Fewer Arizona teens are trying marijuana since the state legalized the drug for medical uses, a study published recently by the Arizona Criminal Justice Commission revealed.
In all, the study (PDF) found that 28.7 percent of students surveyed by the commission admitted to using marijuana at least once. The figure represents a minor drop from 29.9 percent in 2010.
Medical marijuana legalization took effect in Arizona in 2011.
The study goes on to note that about one in nine students who admitted to using the drug said they obtained it from a medical marijuana patient or caregiver who received the drug legally.
The vast majority, however, said they got the drug from friends, at parties or at school.
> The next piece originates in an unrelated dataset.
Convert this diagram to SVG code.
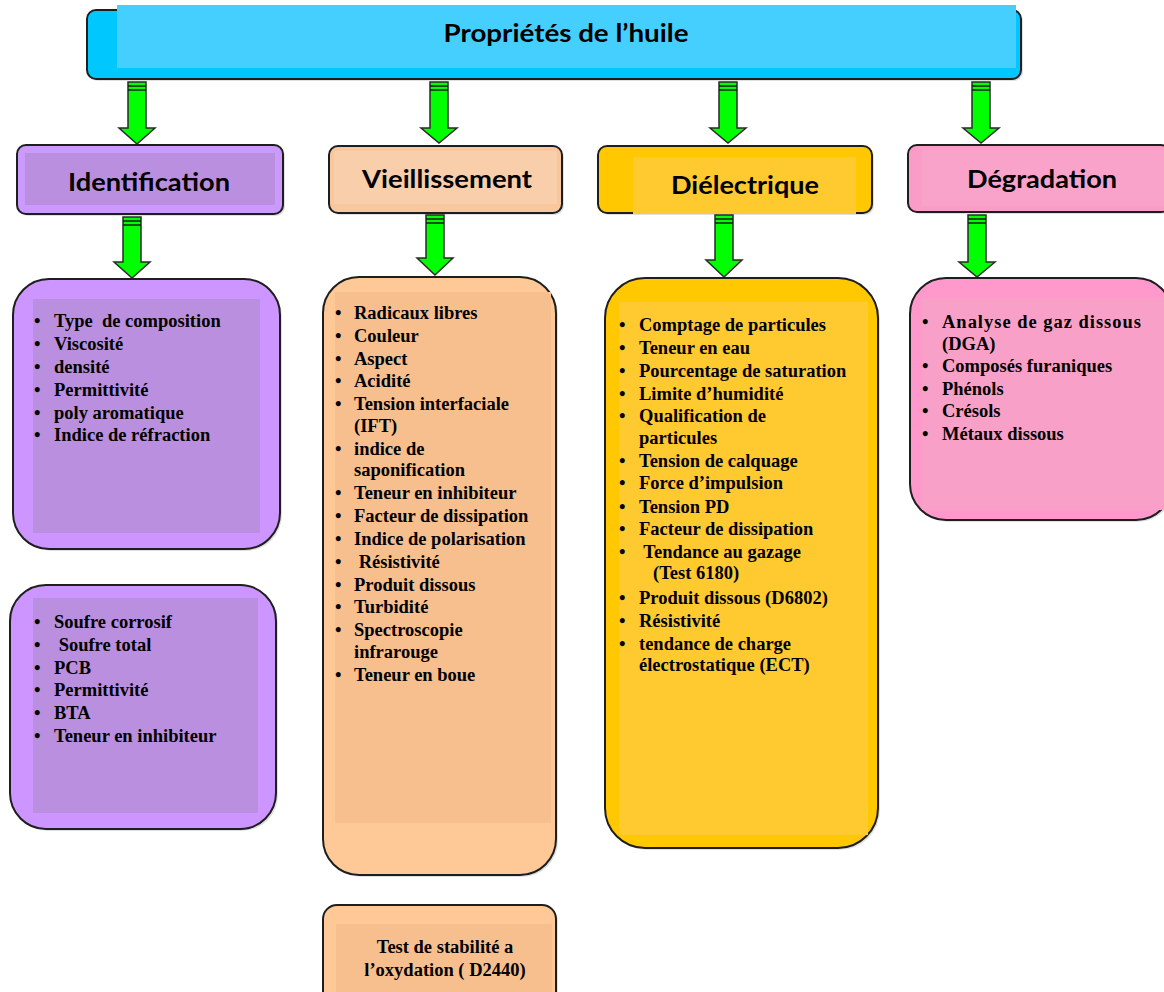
<svg xmlns="http://www.w3.org/2000/svg" width="1164" height="992" viewBox="0 0 1164 992">
<style>
.box{stroke:#1e1e1e;stroke-width:2}
.hd{font-family:Lato,"Open Sans",sans-serif;font-weight:bold;fill:#000;text-anchor:middle}
.li{font-family:"Liberation Serif","Times New Roman",serif;font-weight:bold;font-size:18.5px;fill:#000}
.arr{fill:#00ff00;stroke:#2a2a2a;stroke-width:1.5}
.band{stroke:#1a1a1a;stroke-width:1.5}
.sh{fill:#000;opacity:0.12}
</style>
<rect width="1164" height="992" fill="#fff"/>

<g id="header">
<rect class="sh" x="89" y="12" width="934" height="69" rx="9"/>
<rect class="box" x="87" y="10" width="934" height="69" rx="9" fill="#00c8ff"/>
<rect x="117" y="5" width="899" height="63" fill="#45cfff"/>
<text class="hd" x="566" y="42" font-size="24" textLength="245" lengthAdjust="spacingAndGlyphs">Propriétés de l’huile</text>
</g>

<g id="connectors">
<polygon class="arr" points="128,82 146,82 146,128 155,128 137,144 119,128 128,128"/>
<line class="band" x1="128" y1="86" x2="146" y2="86"/><line class="band" x1="128" y1="90" x2="146" y2="90"/>
<polygon class="arr" points="430,82 448,82 448,128 457,128 439,143 421,128 430,128"/>
<line class="band" x1="430" y1="86" x2="448" y2="86"/><line class="band" x1="430" y1="90" x2="448" y2="90"/>
<polygon class="arr" points="719,82 737,82 737,128 746,128 728,143 710,128 719,128"/>
<line class="band" x1="719" y1="86" x2="737" y2="86"/><line class="band" x1="719" y1="90" x2="737" y2="90"/>
<polygon class="arr" points="972,82 990,82 990,128 999,128 981,143 963,128 972,128"/>
<line class="band" x1="972" y1="86" x2="990" y2="86"/><line class="band" x1="972" y1="90" x2="990" y2="90"/>

<polygon class="arr" points="123,217 141,217 141,262 150,262 132,278 114,262 123,262"/>
<line class="band" x1="123" y1="221" x2="141" y2="221"/><line class="band" x1="123" y1="225" x2="141" y2="225"/>
<polygon class="arr" points="426,215 444,215 444,258 453,258 435,275 417,258 426,258"/>
<line class="band" x1="426" y1="219" x2="444" y2="219"/><line class="band" x1="426" y1="223" x2="444" y2="223"/>
<polygon class="arr" points="715,215 733,215 733,260 742,260 724,277 706,260 715,260"/>
<line class="band" x1="715" y1="219" x2="733" y2="219"/><line class="band" x1="715" y1="223" x2="733" y2="223"/>
<polygon class="arr" points="968,215 986,215 986,262 995,262 977,277 959,262 968,262"/>
<line class="band" x1="968" y1="219" x2="986" y2="219"/><line class="band" x1="968" y1="223" x2="986" y2="223"/>
</g>

<g id="identification">
<rect class="sh" x="19" y="147" width="266" height="69" rx="9"/>
<rect class="box" x="17" y="145" width="266" height="69" rx="9" fill="#cc99ff"/>
<rect x="25" y="153" width="250" height="52" fill="#bb8fdf"/>
<text class="hd" x="149" y="191" font-size="25" textLength="162" lengthAdjust="spacingAndGlyphs">Identification</text>
</g>

<g id="vieillissement">
<rect class="sh" x="331" y="148" width="233" height="67" rx="9"/>
<rect class="box" x="329" y="146" width="233" height="67" rx="9" fill="#f9c79e"/>
<rect x="334" y="151" width="223" height="53" fill="#f9cfab"/>
<text class="hd" x="447" y="188" font-size="25" textLength="170" lengthAdjust="spacingAndGlyphs">Vieillissement</text>
</g>

<g id="dielectrique">
<rect class="sh" x="600" y="148" width="274" height="67" rx="9"/>
<rect class="box" x="598" y="146" width="274" height="67" rx="9" fill="#ffc800"/>
<rect x="633" y="157" width="223" height="57" fill="#ffca30"/>
<text class="hd" x="745" y="194" font-size="25" textLength="148" lengthAdjust="spacingAndGlyphs">Diélectrique</text>
</g>

<g id="degradation">
<rect class="sh" x="910" y="147" width="262" height="67" rx="9"/>
<rect class="box" x="908" y="145" width="262" height="67" rx="9" fill="#f99dc8"/>
<rect x="922" y="150" width="242" height="56" fill="#f9a3cb"/>
<text class="hd" x="1042" y="188" font-size="25" textLength="150" lengthAdjust="spacingAndGlyphs">Dégradation</text>
</g>

<g id="identification-list-1">
<rect class="sh" x="15" y="281" width="267" height="270" rx="36"/>
<rect class="box" x="13" y="279" width="267" height="270" rx="36" fill="#cc95ff"/>
<rect x="33" y="299" width="227" height="234" fill="#bb8fdf"/>
<g class="li">
<text x="34" y="327">•</text><text x="54" y="327" xml:space="preserve">Type  de composition</text>
<text x="34" y="350">•</text><text x="54" y="350">Viscosité</text>
<text x="34" y="373">•</text><text x="54" y="373">densité</text>
<text x="34" y="396">•</text><text x="54" y="396">Permittivité</text>
<text x="34" y="419">•</text><text x="54" y="419">poly aromatique</text>
<text x="34" y="441">•</text><text x="54" y="441">Indice de réfraction</text>
</g>
</g>

<g id="identification-list-2">
<rect class="sh" x="12" y="587" width="266" height="244" rx="36"/>
<rect class="box" x="10" y="585" width="266" height="244" rx="36" fill="#cc95ff"/>
<rect x="33" y="598" width="225" height="215" fill="#bb8fdf"/>
<g class="li">
<text x="34" y="628">•</text><text x="54" y="628">Soufre corrosif</text>
<text x="34" y="651">•</text><text x="54" y="651" xml:space="preserve"> Soufre total</text>
<text x="34" y="674">•</text><text x="54" y="674">PCB</text>
<text x="34" y="696">•</text><text x="54" y="696">Permittivité</text>
<text x="34" y="719">•</text><text x="54" y="719">BTA</text>
<text x="34" y="742">•</text><text x="54" y="742">Teneur en inhibiteur</text>
</g>
</g>

<g id="vieillissement-list">
<rect class="sh" x="325" y="279" width="233" height="598" rx="36"/>
<rect class="box" x="323" y="277" width="233" height="598" rx="36" fill="#fec996"/>
<rect x="335" y="292" width="216" height="531" fill="#f8bf8e"/>
<g class="li">
<text x="335" y="319">•</text><text x="354" y="319">Radicaux libres</text>
<text x="335" y="342">•</text><text x="354" y="342">Couleur</text>
<text x="335" y="365">•</text><text x="354" y="365">Aspect</text>
<text x="335" y="387">•</text><text x="354" y="387">Acidité</text>
<text x="335" y="410">•</text><text x="354" y="410">Tension interfaciale</text>
<text x="354" y="432">(IFT)</text>
<text x="335" y="455">•</text><text x="354" y="455">indice de</text>
<text x="354" y="476">saponification</text>
<text x="335" y="499">•</text><text x="354" y="499">Teneur en inhibiteur</text>
<text x="335" y="522">•</text><text x="354" y="522">Facteur de dissipation</text>
<text x="335" y="545">•</text><text x="354" y="545">Indice de polarisation</text>
<text x="335" y="568">•</text><text x="354" y="568" xml:space="preserve"> Résistivité</text>
<text x="335" y="591">•</text><text x="354" y="591">Produit dissous</text>
<text x="335" y="613">•</text><text x="354" y="613">Turbidité</text>
<text x="335" y="636">•</text><text x="354" y="636">Spectroscopie</text>
<text x="354" y="658">infrarouge</text>
<text x="335" y="681">•</text><text x="354" y="681">Teneur en boue</text>
</g>
</g>

<g id="stabilite">
<rect class="sh" x="325" y="907" width="233" height="110" rx="14"/>
<rect class="box" x="323" y="905" width="233" height="110" rx="14" fill="#fec996"/>
<rect x="336" y="924" width="216" height="70" fill="#f8bf8e"/>
<g class="li" text-anchor="middle">
<text x="445" y="953">Test de stabilité a</text>
<text x="445" y="976">l’oxydation ( D2440)</text>
</g>
</g>

<g id="dielectrique-list">
<rect class="sh" x="607" y="280" width="273" height="570" rx="40"/>
<rect class="box" x="605" y="278" width="273" height="570" rx="40" fill="#ffc800"/>
<rect x="619" y="302" width="249" height="533" fill="#ffca30"/>
<g class="li">
<text x="619" y="331">•</text><text x="639" y="331">Comptage de particules</text>
<text x="619" y="354">•</text><text x="639" y="354">Teneur en eau</text>
<text x="619" y="377">•</text><text x="639" y="377">Pourcentage de saturation</text>
<text x="619" y="400">•</text><text x="639" y="400">Limite d’humidité</text>
<text x="619" y="422">•</text><text x="639" y="422">Qualification de</text>
<text x="639" y="444">particules</text>
<text x="619" y="467">•</text><text x="639" y="467">Tension de calquage</text>
<text x="619" y="489">•</text><text x="639" y="489">Force d’impulsion</text>
<text x="619" y="513">•</text><text x="639" y="513">Tension PD</text>
<text x="619" y="535">•</text><text x="639" y="535">Facteur de dissipation</text>
<text x="619" y="558">•</text><text x="639" y="558" xml:space="preserve"> Tendance au gazage</text>
<text x="653" y="579">(Test 6180)</text>
<text x="619" y="604">•</text><text x="639" y="604">Produit dissous (D6802)</text>
<text x="619" y="627">•</text><text x="639" y="627">Résistivité</text>
<text x="619" y="650">•</text><text x="639" y="650">tendance de charge</text>
<text x="639" y="671">électrostatique (ECT)</text>
</g>
</g>

<g id="degradation-list">
<rect class="sh" x="912" y="280" width="262" height="242" rx="36"/>
<rect class="box" x="910" y="278" width="262" height="242" rx="36" fill="#ff99cc"/>
<rect x="922" y="298" width="242" height="212" fill="#f9a0c8"/>
<g class="li">
<text x="922" y="328">•</text><text x="942" y="328" textLength="199" lengthAdjust="spacing">Analyse de gaz dissous</text>
<text x="942" y="350">(DGA)</text>
<text x="922" y="372">•</text><text x="942" y="372">Composés furaniques</text>
<text x="922" y="395">•</text><text x="942" y="395">Phénols</text>
<text x="922" y="417">•</text><text x="942" y="417">Crésols</text>
<text x="922" y="440">•</text><text x="942" y="440">Métaux dissous</text>
</g>
</g>
</svg>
The only category students cited less than medical marijuana card holders was “home” — but teens also cited “home” as the second most common place they obtained dangerous prescription drugs for recreational use.
Although initial media reports billed the study as revealing widespread abuse of the state’s medical marijuana program, it actually seems to substantiate findings in other states that indicate medical marijuana legalization does not have much effect on teens’ appetite for substance abuse.
A study published in June by professors from Montana State University, the University of Oregon and the University of Colorado Denver looked at data from 13 states over the course of 16 years and found that the availability of medical marijuana had no statistically significant impact on teen drug abuse. Interestingly, the study also found that medical marijuana legalization tends to correlate with drops in cocaine use.
“There is anecdotal evidence that medical marijuana is finding its way into the hands of teenagers, but there’s no statistical evidence that legalization increases the probability of use,” Professor Daniel I. Rees explained.